Reproduce the data exactly and drop any pictures it holds.

========================

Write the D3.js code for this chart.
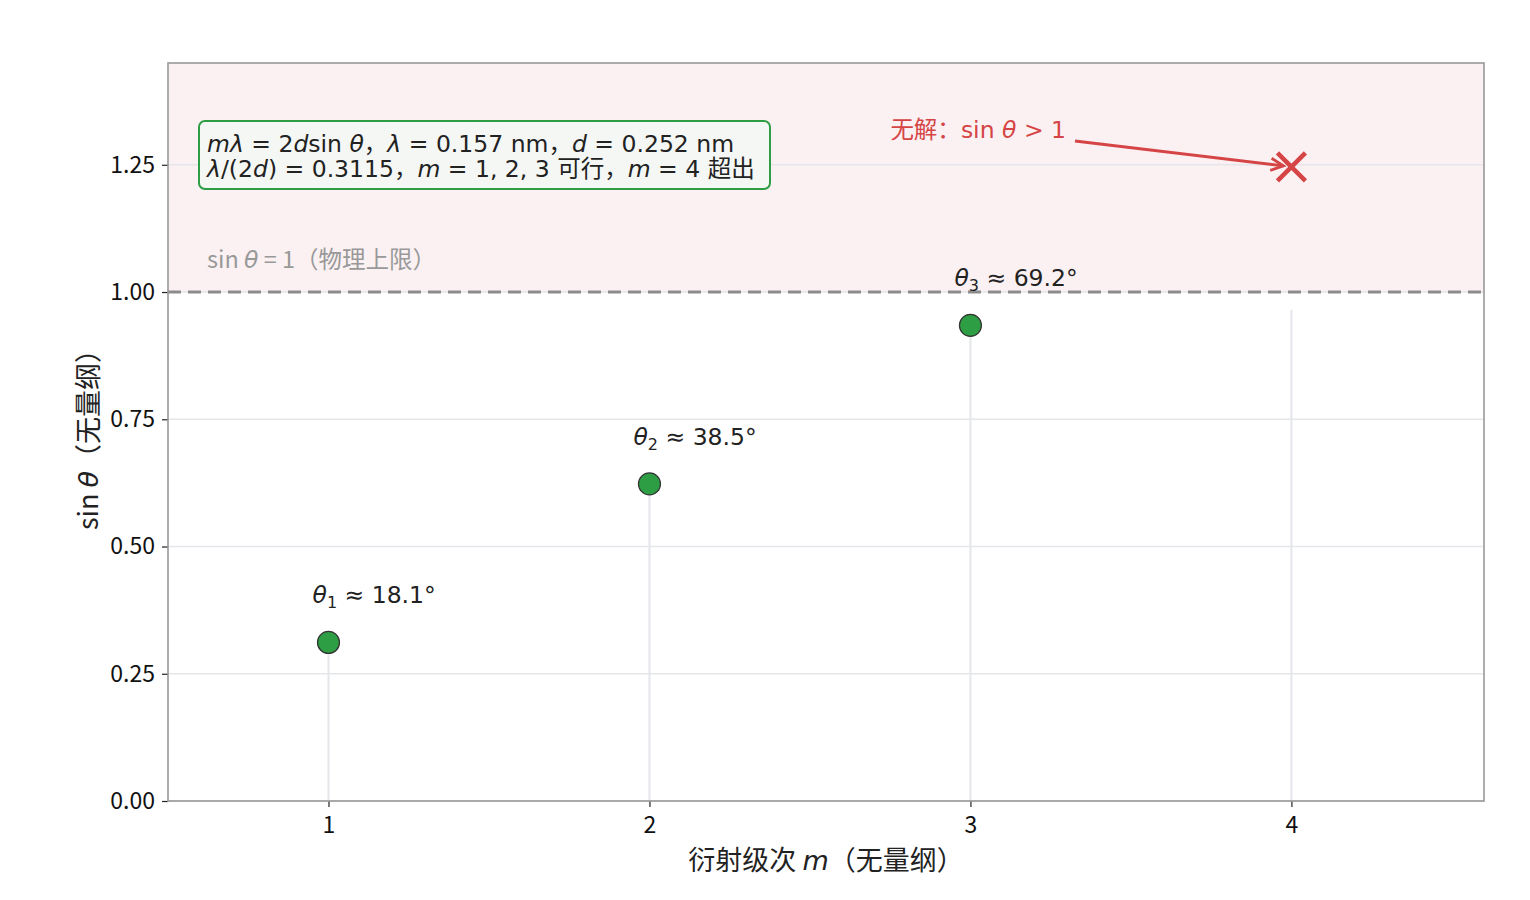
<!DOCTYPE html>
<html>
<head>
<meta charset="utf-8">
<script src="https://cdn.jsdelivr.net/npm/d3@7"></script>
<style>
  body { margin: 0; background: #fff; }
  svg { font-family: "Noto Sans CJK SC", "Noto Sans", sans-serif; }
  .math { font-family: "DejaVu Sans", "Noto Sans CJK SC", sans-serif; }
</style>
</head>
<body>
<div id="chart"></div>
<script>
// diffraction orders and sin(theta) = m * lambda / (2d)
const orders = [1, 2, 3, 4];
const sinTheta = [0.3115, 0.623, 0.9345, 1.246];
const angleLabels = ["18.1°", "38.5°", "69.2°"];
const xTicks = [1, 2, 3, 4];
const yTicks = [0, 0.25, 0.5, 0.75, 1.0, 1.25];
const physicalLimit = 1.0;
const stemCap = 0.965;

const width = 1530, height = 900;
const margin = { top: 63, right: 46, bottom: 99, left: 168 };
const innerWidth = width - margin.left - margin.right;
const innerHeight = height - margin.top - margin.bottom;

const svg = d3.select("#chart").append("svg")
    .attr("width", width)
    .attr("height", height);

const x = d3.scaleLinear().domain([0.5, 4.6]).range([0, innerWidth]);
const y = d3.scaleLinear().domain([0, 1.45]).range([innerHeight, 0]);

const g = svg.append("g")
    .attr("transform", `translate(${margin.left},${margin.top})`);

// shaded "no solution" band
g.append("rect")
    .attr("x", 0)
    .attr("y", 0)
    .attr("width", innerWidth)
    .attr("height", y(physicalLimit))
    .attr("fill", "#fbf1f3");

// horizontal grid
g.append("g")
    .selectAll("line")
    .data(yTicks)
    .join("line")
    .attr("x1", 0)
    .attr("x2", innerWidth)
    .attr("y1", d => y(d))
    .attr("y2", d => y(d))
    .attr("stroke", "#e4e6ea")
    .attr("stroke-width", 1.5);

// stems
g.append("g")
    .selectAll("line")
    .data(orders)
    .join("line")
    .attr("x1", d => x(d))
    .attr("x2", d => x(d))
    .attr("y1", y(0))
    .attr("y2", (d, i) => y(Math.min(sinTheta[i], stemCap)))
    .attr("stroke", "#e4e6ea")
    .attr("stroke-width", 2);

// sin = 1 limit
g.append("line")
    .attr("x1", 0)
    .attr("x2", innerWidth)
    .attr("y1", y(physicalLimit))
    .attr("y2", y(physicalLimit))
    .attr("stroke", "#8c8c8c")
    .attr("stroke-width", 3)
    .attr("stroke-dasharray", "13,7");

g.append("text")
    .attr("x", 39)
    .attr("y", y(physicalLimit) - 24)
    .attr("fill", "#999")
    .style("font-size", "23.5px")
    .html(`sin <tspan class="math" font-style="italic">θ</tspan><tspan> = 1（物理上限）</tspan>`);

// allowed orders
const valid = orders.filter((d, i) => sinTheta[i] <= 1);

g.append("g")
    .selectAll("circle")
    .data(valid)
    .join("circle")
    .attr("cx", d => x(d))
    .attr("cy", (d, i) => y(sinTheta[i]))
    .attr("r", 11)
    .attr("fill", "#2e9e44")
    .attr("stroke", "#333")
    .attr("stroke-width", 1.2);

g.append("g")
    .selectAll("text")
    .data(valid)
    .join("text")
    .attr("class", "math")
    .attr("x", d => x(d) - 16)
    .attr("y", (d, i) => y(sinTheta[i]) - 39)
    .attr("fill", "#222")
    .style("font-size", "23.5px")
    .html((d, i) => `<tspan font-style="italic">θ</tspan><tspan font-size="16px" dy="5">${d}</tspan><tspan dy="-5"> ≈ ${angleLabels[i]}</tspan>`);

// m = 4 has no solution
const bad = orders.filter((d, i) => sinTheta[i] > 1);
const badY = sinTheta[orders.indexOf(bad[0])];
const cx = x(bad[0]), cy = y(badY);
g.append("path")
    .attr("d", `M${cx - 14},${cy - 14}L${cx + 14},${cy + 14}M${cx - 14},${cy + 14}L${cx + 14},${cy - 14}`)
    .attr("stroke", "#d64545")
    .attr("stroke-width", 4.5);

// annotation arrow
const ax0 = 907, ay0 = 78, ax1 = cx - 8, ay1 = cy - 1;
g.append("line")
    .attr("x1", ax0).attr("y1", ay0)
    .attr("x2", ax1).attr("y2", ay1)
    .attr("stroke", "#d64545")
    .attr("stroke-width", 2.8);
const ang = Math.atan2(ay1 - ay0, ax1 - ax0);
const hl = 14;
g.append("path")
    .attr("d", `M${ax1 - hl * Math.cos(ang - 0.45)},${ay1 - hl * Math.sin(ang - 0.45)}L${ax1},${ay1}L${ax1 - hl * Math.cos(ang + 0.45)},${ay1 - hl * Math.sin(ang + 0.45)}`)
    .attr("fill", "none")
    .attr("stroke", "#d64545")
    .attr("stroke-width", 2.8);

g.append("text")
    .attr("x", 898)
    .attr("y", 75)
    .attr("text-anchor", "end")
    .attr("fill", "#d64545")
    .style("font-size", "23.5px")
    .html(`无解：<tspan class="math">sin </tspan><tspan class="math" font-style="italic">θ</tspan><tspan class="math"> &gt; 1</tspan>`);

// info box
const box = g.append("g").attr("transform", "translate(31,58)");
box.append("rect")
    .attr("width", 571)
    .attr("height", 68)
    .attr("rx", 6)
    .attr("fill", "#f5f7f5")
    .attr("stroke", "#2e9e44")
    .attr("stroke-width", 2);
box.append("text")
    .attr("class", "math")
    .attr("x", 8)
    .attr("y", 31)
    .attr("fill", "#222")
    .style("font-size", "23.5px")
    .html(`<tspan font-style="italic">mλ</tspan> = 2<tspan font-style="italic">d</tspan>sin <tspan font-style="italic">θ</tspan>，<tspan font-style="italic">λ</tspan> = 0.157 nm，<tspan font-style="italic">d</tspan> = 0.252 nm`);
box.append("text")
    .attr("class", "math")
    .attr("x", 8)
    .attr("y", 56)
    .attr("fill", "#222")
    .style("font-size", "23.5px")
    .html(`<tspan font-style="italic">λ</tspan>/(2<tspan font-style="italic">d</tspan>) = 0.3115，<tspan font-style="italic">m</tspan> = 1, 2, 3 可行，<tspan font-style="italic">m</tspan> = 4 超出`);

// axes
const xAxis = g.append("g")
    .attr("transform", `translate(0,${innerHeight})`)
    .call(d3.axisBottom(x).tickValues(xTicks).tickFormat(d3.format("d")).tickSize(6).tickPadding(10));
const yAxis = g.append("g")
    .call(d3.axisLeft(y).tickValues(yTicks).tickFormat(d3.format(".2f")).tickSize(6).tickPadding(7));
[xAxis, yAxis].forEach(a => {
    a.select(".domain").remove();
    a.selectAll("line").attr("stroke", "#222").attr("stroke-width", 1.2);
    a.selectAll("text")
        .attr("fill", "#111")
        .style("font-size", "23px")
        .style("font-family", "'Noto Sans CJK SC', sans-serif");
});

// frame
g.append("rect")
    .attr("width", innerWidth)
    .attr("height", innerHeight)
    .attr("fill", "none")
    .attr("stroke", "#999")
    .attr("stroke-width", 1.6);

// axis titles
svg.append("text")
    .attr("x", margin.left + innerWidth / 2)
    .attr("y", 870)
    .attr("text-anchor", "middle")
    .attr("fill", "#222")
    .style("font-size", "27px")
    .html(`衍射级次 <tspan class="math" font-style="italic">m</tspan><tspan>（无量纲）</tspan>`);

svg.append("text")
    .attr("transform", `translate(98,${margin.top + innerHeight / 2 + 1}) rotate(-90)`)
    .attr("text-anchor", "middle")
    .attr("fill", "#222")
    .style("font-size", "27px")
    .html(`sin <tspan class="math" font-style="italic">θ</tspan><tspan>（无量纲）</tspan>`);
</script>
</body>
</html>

========================

CORRECT OUTPUT:
Write the D3.js code for this chart.
<!DOCTYPE html>
<html>
<head>
<meta charset="utf-8">
<script src="https://cdn.jsdelivr.net/npm/d3@7"></script>
<style>
  body { margin: 0; background: #fff; }
  svg { font-family: "Noto Sans CJK SC", "Noto Sans", sans-serif; }
  .math { font-family: "DejaVu Sans", "Noto Sans CJK SC", sans-serif; }
</style>
</head>
<body>
<div id="chart"></div>
<script>
// diffraction orders and sin(theta) = m * lambda / (2d)
const orders = [1, 2, 3, 4];
const sinTheta = [0.3115, 0.623, 0.9345, 1.246];
const angleLabels = ["18.1°", "38.5°", "69.2°"];
const xTicks = [1, 2, 3, 4];
const yTicks = [0, 0.25, 0.5, 0.75, 1.0, 1.25];
const physicalLimit = 1.0;
const stemCap = 0.965;

const width = 1530, height = 900;
const margin = { top: 63, right: 46, bottom: 99, left: 168 };
const innerWidth = width - margin.left - margin.right;
const innerHeight = height - margin.top - margin.bottom;

const svg = d3.select("#chart").append("svg")
    .attr("width", width)
    .attr("height", height);

const x = d3.scaleLinear().domain([0.5, 4.6]).range([0, innerWidth]);
const y = d3.scaleLinear().domain([0, 1.45]).range([innerHeight, 0]);

const g = svg.append("g")
    .attr("transform", `translate(${margin.left},${margin.top})`);

// shaded "no solution" band
g.append("rect")
    .attr("x", 0)
    .attr("y", 0)
    .attr("width", innerWidth)
    .attr("height", y(physicalLimit))
    .attr("fill", "#fbf1f3");

// horizontal grid
g.append("g")
    .selectAll("line")
    .data(yTicks)
    .join("line")
    .attr("x1", 0)
    .attr("x2", innerWidth)
    .attr("y1", d => y(d))
    .attr("y2", d => y(d))
    .attr("stroke", "#e4e6ea")
    .attr("stroke-width", 1.5);

// stems
g.append("g")
    .selectAll("line")
    .data(orders)
    .join("line")
    .attr("x1", d => x(d))
    .attr("x2", d => x(d))
    .attr("y1", y(0))
    .attr("y2", (d, i) => y(Math.min(sinTheta[i], stemCap)))
    .attr("stroke", "#e4e6ea")
    .attr("stroke-width", 2);

// sin = 1 limit
g.append("line")
    .attr("x1", 0)
    .attr("x2", innerWidth)
    .attr("y1", y(physicalLimit))
    .attr("y2", y(physicalLimit))
    .attr("stroke", "#8c8c8c")
    .attr("stroke-width", 3)
    .attr("stroke-dasharray", "13,7");

g.append("text")
    .attr("x", 39)
    .attr("y", y(physicalLimit) - 24)
    .attr("fill", "#999")
    .style("font-size", "23.5px")
    .html(`sin <tspan class="math" font-style="italic">θ</tspan><tspan> = 1（物理上限）</tspan>`);

// allowed orders
const valid = orders.filter((d, i) => sinTheta[i] <= 1);

g.append("g")
    .selectAll("circle")
    .data(valid)
    .join("circle")
    .attr("cx", d => x(d))
    .attr("cy", (d, i) => y(sinTheta[i]))
    .attr("r", 11)
    .attr("fill", "#2e9e44")
    .attr("stroke", "#333")
    .attr("stroke-width", 1.2);

g.append("g")
    .selectAll("text")
    .data(valid)
    .join("text")
    .attr("class", "math")
    .attr("x", d => x(d) - 16)
    .attr("y", (d, i) => y(sinTheta[i]) - 39)
    .attr("fill", "#222")
    .style("font-size", "23.5px")
    .html((d, i) => `<tspan font-style="italic">θ</tspan><tspan font-size="16px" dy="5">${d}</tspan><tspan dy="-5"> ≈ ${angleLabels[i]}</tspan>`);

// m = 4 has no solution
const bad = orders.filter((d, i) => sinTheta[i] > 1);
const badY = sinTheta[orders.indexOf(bad[0])];
const cx = x(bad[0]), cy = y(badY);
g.append("path")
    .attr("d", `M${cx - 14},${cy - 14}L${cx + 14},${cy + 14}M${cx - 14},${cy + 14}L${cx + 14},${cy - 14}`)
    .attr("stroke", "#d64545")
    .attr("stroke-width", 4.5);

// annotation arrow
const ax0 = 907, ay0 = 78, ax1 = cx - 8, ay1 = cy - 1;
g.append("line")
    .attr("x1", ax0).attr("y1", ay0)
    .attr("x2", ax1).attr("y2", ay1)
    .attr("stroke", "#d64545")
    .attr("stroke-width", 2.8);
const ang = Math.atan2(ay1 - ay0, ax1 - ax0);
const hl = 14;
g.append("path")
    .attr("d", `M${ax1 - hl * Math.cos(ang - 0.45)},${ay1 - hl * Math.sin(ang - 0.45)}L${ax1},${ay1}L${ax1 - hl * Math.cos(ang + 0.45)},${ay1 - hl * Math.sin(ang + 0.45)}`)
    .attr("fill", "none")
    .attr("stroke", "#d64545")
    .attr("stroke-width", 2.8);

g.append("text")
    .attr("x", 898)
    .attr("y", 75)
    .attr("text-anchor", "end")
    .attr("fill", "#d64545")
    .style("font-size", "23.5px")
    .html(`无解：<tspan class="math">sin </tspan><tspan class="math" font-style="italic">θ</tspan><tspan class="math"> &gt; 1</tspan>`);

// info box
const box = g.append("g").attr("transform", "translate(31,58)");
box.append("rect")
    .attr("width", 571)
    .attr("height", 68)
    .attr("rx", 6)
    .attr("fill", "#f5f7f5")
    .attr("stroke", "#2e9e44")
    .attr("stroke-width", 2);
box.append("text")
    .attr("class", "math")
    .attr("x", 8)
    .attr("y", 31)
    .attr("fill", "#222")
    .style("font-size", "23.5px")
    .html(`<tspan font-style="italic">mλ</tspan> = 2<tspan font-style="italic">d</tspan>sin <tspan font-style="italic">θ</tspan>，<tspan font-style="italic">λ</tspan> = 0.157 nm，<tspan font-style="italic">d</tspan> = 0.252 nm`);
box.append("text")
    .attr("class", "math")
    .attr("x", 8)
    .attr("y", 56)
    .attr("fill", "#222")
    .style("font-size", "23.5px")
    .html(`<tspan font-style="italic">λ</tspan>/(2<tspan font-style="italic">d</tspan>) = 0.3115，<tspan font-style="italic">m</tspan> = 1, 2, 3 可行，<tspan font-style="italic">m</tspan> = 4 超出`);

// axes
const xAxis = g.append("g")
    .attr("transform", `translate(0,${innerHeight})`)
    .call(d3.axisBottom(x).tickValues(xTicks).tickFormat(d3.format("d")).tickSize(6).tickPadding(10));
const yAxis = g.append("g")
    .call(d3.axisLeft(y).tickValues(yTicks).tickFormat(d3.format(".2f")).tickSize(6).tickPadding(7));
[xAxis, yAxis].forEach(a => {
    a.select(".domain").remove();
    a.selectAll("line").attr("stroke", "#222").attr("stroke-width", 1.2);
    a.selectAll("text")
        .attr("fill", "#111")
        .style("font-size", "23px")
        .style("font-family", "'Noto Sans CJK SC', sans-serif");
});

// frame
g.append("rect")
    .attr("width", innerWidth)
    .attr("height", innerHeight)
    .attr("fill", "none")
    .attr("stroke", "#999")
    .attr("stroke-width", 1.6);

// axis titles
svg.append("text")
    .attr("x", margin.left + innerWidth / 2)
    .attr("y", 870)
    .attr("text-anchor", "middle")
    .attr("fill", "#222")
    .style("font-size", "27px")
    .html(`衍射级次 <tspan class="math" font-style="italic">m</tspan><tspan>（无量纲）</tspan>`);

svg.append("text")
    .attr("transform", `translate(98,${margin.top + innerHeight / 2 + 1}) rotate(-90)`)
    .attr("text-anchor", "middle")
    .attr("fill", "#222")
    .style("font-size", "27px")
    .html(`sin <tspan class="math" font-style="italic">θ</tspan><tspan>（无量纲）</tspan>`);
</script>
</body>
</html>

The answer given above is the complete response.